Concrete warranties are limited because of the abuse these surfaces take and because new stains appear after the wash. What you can hold a company to is their workmanship, even results with no wand marks, no chemical burns, and no unresolved shadows where an even outcome was promised. Good companies document pre‑existing conditions to avoid arguments, then they stand behind what they control.

The practical upside of choosing licensed and insured pros

Setting risk aside, the licensed and insured companies usually invest in better tools. A reclaim system that keeps the city happy is the same system that lets them clean a plaza without leaving trails. A hot water rig that runs at high gallons per minute shortens your downtime on commercial sites. Crews that train on chemistry solve problems in one visit rather than scheduling a return for every stubborn spot.

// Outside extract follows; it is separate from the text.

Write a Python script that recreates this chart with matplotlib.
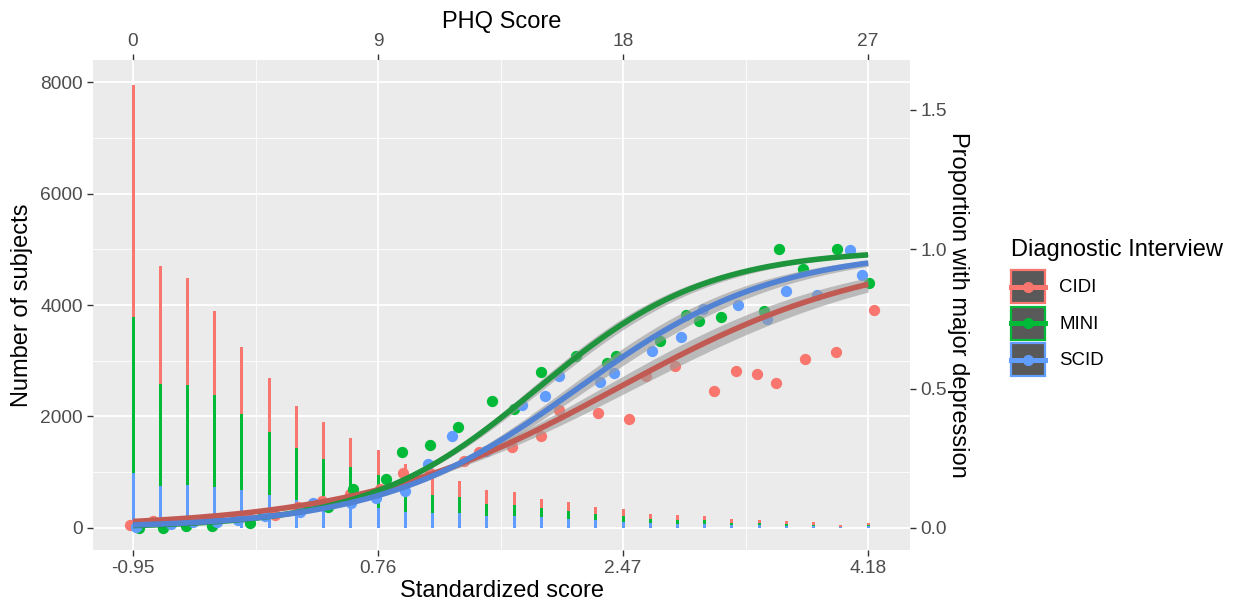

I watched a team clean a four‑story stucco hotel during a high pollen week. They scheduled floor by floor, used fan tips at safe distance, applied a mild mix with a lemon‑scented surfactant to keep guests comfortable, and rinsed in zones so no windows streaked. They reclaimed water at the downspouts and kept every walkway open. The manager rebooked them for the same week the next year. That is reliability. It is not glamorous, but it builds its own gravity.

When a maintenance plan beats one‑off cleans

Some properties do better on a calendar. Shopping centers that see gum and food spills benefit from monthly front‑of‑house touch‑ups, with a deep quarterly wash. HOA neighborhoods pick a spring and fall window to keep façades consistent. Restaurants need nightly or weekly dumpster pad cleaning to avoid health code violations. A pressure washing service that offers maintenance programs can lock in lower per‑visit pricing because they know the soil will stay light and predictable. For you, it becomes one line in a budget, not a scramble after complaints roll in.

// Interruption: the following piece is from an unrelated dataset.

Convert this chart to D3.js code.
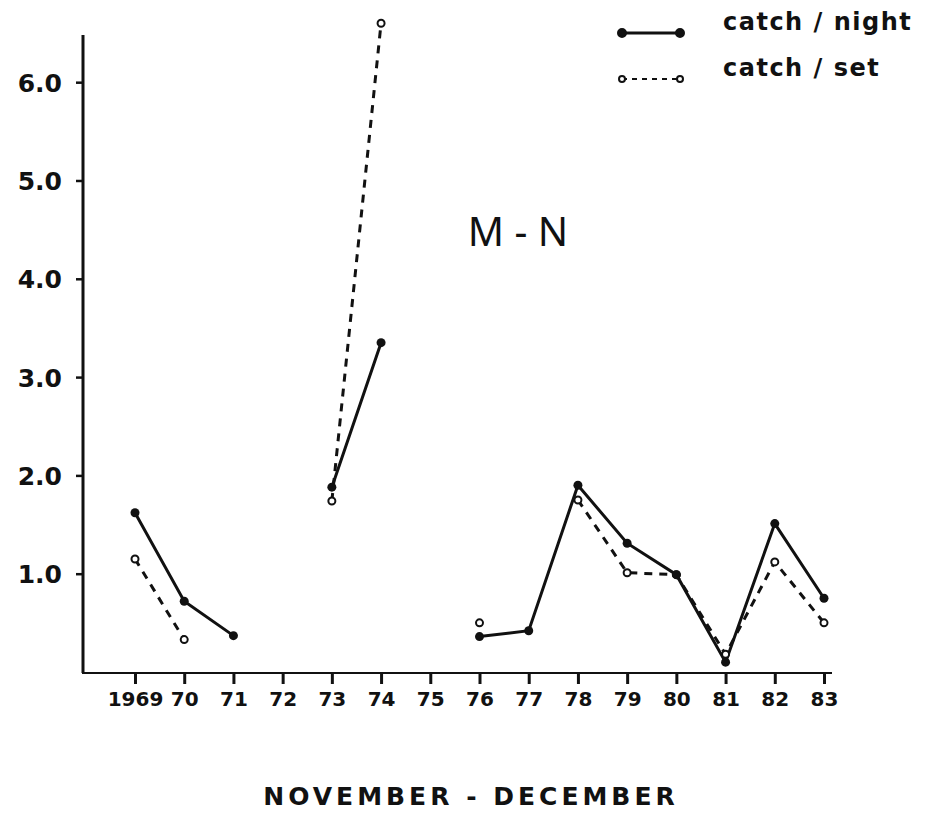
<!DOCTYPE html>
<html lang="en">
<head>
    <meta charset="utf-8">
    <title>M-N catch</title>
    <script src="https://cdn.jsdelivr.net/npm/d3@7"></script>
    <style type="text/css">
        body { margin: 0; background: #fff; }
        text { font-family: "DejaVu Sans", sans-serif; fill: #111; }
        .lbl { font-weight: bold; }
    </style>
</head>
<body>
    <div id="chart"></div>
    <script>
        // data (null = no value)
        var years = [1969, 1970, 1971, 1972, 1973, 1974, 1975, 1976, 1977, 1978, 1979, 1980, 1981, 1982, 1983];
        var yearLabels = ["1969", "70", "71", "72", "73", "74", "75", "76", "77", "78", "79", "80", "81", "82", "83"];
        var catchNight = [1.62, 0.72, 0.37, null, 1.88, 3.35, null, 0.36, 0.42, 1.90, 1.31, 0.99, 0.10, 1.51, 0.75];
        var catchSet = [1.15, 0.33, null, null, 1.74, 6.60, null, 0.50, null, 1.75, 1.01, 0.99, 0.18, 1.12, 0.50];
        var yTicks = [1, 2, 3, 4, 5, 6];

        var width = 926, height = 818;

        var svg = d3.select("#chart")
            .append("svg")
            .attr("width", width)
            .attr("height", height);

        var x = d3.scaleLinear().domain([1969, 1983]).range([135, 824]);
        var y = d3.scaleLinear().domain([0, 6.48]).range([672, 35]);

        //axes
        var yAxis = d3.axisLeft(y)
            .tickValues(yTicks)
            .tickSize(7)
            .tickPadding(14)
            .tickFormat(d3.format(".1f"));

        var gy = svg.append("g")
            .attr("transform", "translate(83,0)")
            .call(yAxis);
        gy.select(".domain").remove();
        gy.selectAll("line").attr("stroke", "#111").attr("stroke-width", 2.5);
        gy.selectAll("text")
            .attr("class", "lbl")
            .style("font-size", "25px")
            .style("font-family", "DejaVu Sans")
            .attr("dy", "0.36em");

        var xAxis = d3.axisBottom(x)
            .tickValues(years)
            .tickSize(11)
            .tickPadding(8)
            .tickFormat(function (d, i) { return yearLabels[i]; });

        var gx = svg.append("g")
            .attr("transform", "translate(0,673)")
            .call(xAxis);
        gx.select(".domain").remove();
        gx.selectAll("line").attr("stroke", "#111").attr("stroke-width", 3);
        gx.selectAll("text")
            .attr("class", "lbl")
            .style("font-size", "20px")
            .style("font-family", "DejaVu Sans");

        // axis lines
        svg.append("line")
            .attr("x1", 83).attr("x2", 83)
            .attr("y1", y.range()[1]).attr("y2", 673)
            .attr("stroke", "#111").attr("stroke-width", 3);
        svg.append("line")
            .attr("x1", 82).attr("x2", 832)
            .attr("y1", 673).attr("y2", 673)
            .attr("stroke", "#111").attr("stroke-width", 2);

        //series
        var nightData = years.map(function (d, i) { return { year: d, v: catchNight[i] }; });
        var setData = years.map(function (d, i) { return { year: d, v: catchSet[i] }; });

        var line = d3.line()
            .defined(function (d) { return d.v !== null; })
            .x(function (d) { return x(d.year); })
            .y(function (d) { return y(d.v); });

        svg.append("path")
            .datum(setData)
            .attr("d", line)
            .attr("fill", "none")
            .attr("stroke", "#111")
            .attr("stroke-width", 3)
            .attr("stroke-dasharray", "8,7");

        svg.append("path")
            .datum(nightData)
            .attr("d", line)
            .attr("fill", "none")
            .attr("stroke", "#111")
            .attr("stroke-width", 3);

        svg.selectAll(".setpt")
            .data(setData.filter(function (d) { return d.v !== null; }))
            .enter()
            .append("circle")
            .attr("class", "setpt")
            .attr("cx", function (d) { return x(d.year); })
            .attr("cy", function (d) { return y(d.v); })
            .attr("r", 3.5)
            .attr("fill", "#fff")
            .attr("stroke", "#111")
            .attr("stroke-width", 2);

        svg.selectAll(".nightpt")
            .data(nightData.filter(function (d) { return d.v !== null; }))
            .enter()
            .append("circle")
            .attr("class", "nightpt")
            .attr("cx", function (d) { return x(d.year); })
            .attr("cy", function (d) { return y(d.v); })
            .attr("r", 4.5)
            .attr("fill", "#111");

        //legend
        var legend = [
            { label: "catch / night", dash: null, y: 33, open: false },
            { label: "catch / set", dash: "5,5", y: 79, open: true }
        ];
        var lg = svg.selectAll(".legend")
            .data(legend)
            .enter()
            .append("g")
            .attr("class", "legend");
        lg.append("line")
            .attr("x1", 622).attr("x2", 680)
            .attr("y1", function (d) { return d.y; })
            .attr("y2", function (d) { return d.y; })
            .attr("stroke", "#111")
            .attr("stroke-width", function (d) { return d.open ? 2 : 3; })
            .attr("stroke-dasharray", function (d) { return d.dash; });
        [622, 680].forEach(function (cx) {
            lg.append("circle")
                .attr("cx", cx)
                .attr("cy", function (d) { return d.y; })
                .attr("r", function (d) { return d.open ? 3 : 4; })
                .attr("fill", function (d) { return d.open ? "#fff" : "#111"; })
                .attr("stroke", "#111")
                .attr("stroke-width", 2);
        });
        lg.append("text")
            .attr("class", "lbl")
            .attr("x", 723)
            .attr("y", function (d) { return d.y - 3; })
            .style("font-size", "24px")
            .style("letter-spacing", "1.5px")
            .text(function (d) { return d.label; });

        // panel label and axis title
        svg.append("text")
            .attr("x", 518)
            .attr("y", 246)
            .attr("text-anchor", "middle")
            .style("font-size", "40px")
            .style("font-family", "Noto Sans")
            .text("M - N");

        svg.append("text")
            .attr("class", "lbl")
            .attr("x", 471)
            .attr("y", 805)
            .attr("text-anchor", "middle")
            .style("font-size", "25px")
            .style("letter-spacing", "4px")
            .text("NOVEMBER - DECEMBER");
    </script>
</body>
</html>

A few edge cases that reward experience

Painted metal roofs can chalk and streak if you apply bleach without pretesting. Experienced techs pre‑wet, use lower mix strengths, and rinse thoroughly, paying attention to fasteners and seams. Composite decks, popular in many new builds, can develop tannin stains under planters. Those require specific cleaners to avoid blotching the factory finish. Pavers with polymeric sand should not see high pressure at joints. Clean with soft washing and a gentle rinse, then top up sand if needed.

Solar panels are best left to specialized cleaners using pure water and soft brushes. High pressure and soap can void panel warranties. If the house wash includes a panel field, ask the contractor how they plan to handle it. The right answer is often a referral or a separate method with deionized water.

The qualities you will notice after the truck leaves

A reliable crew leaves small signs. Hose marks are absent from the lawn because they used hose ramps or protected turf at entry points. Plants look as healthy the next morning as they did the night before. Window screens sit straight. There is no chalky residue on lower sills. The driveway dries evenly, no tiger stripes in the sun. Your inbox holds a copy of the invoice and a short set of care notes, maybe even pictures for your records if you manage properties remotely.

That quiet steadiness is what you pay for when you hire licensed and insured pressure washing services. It is not only about avoiding worst‑case scenarios, although that matters. It is about working with people who plan the work, respect the site, and show up again next year with the same attitude and the same care. A good pressure washing service does not just remove dirt. It preserves surfaces, saves you from avoidable repairs, and keeps your property, or your portfolio, looking like someone cares.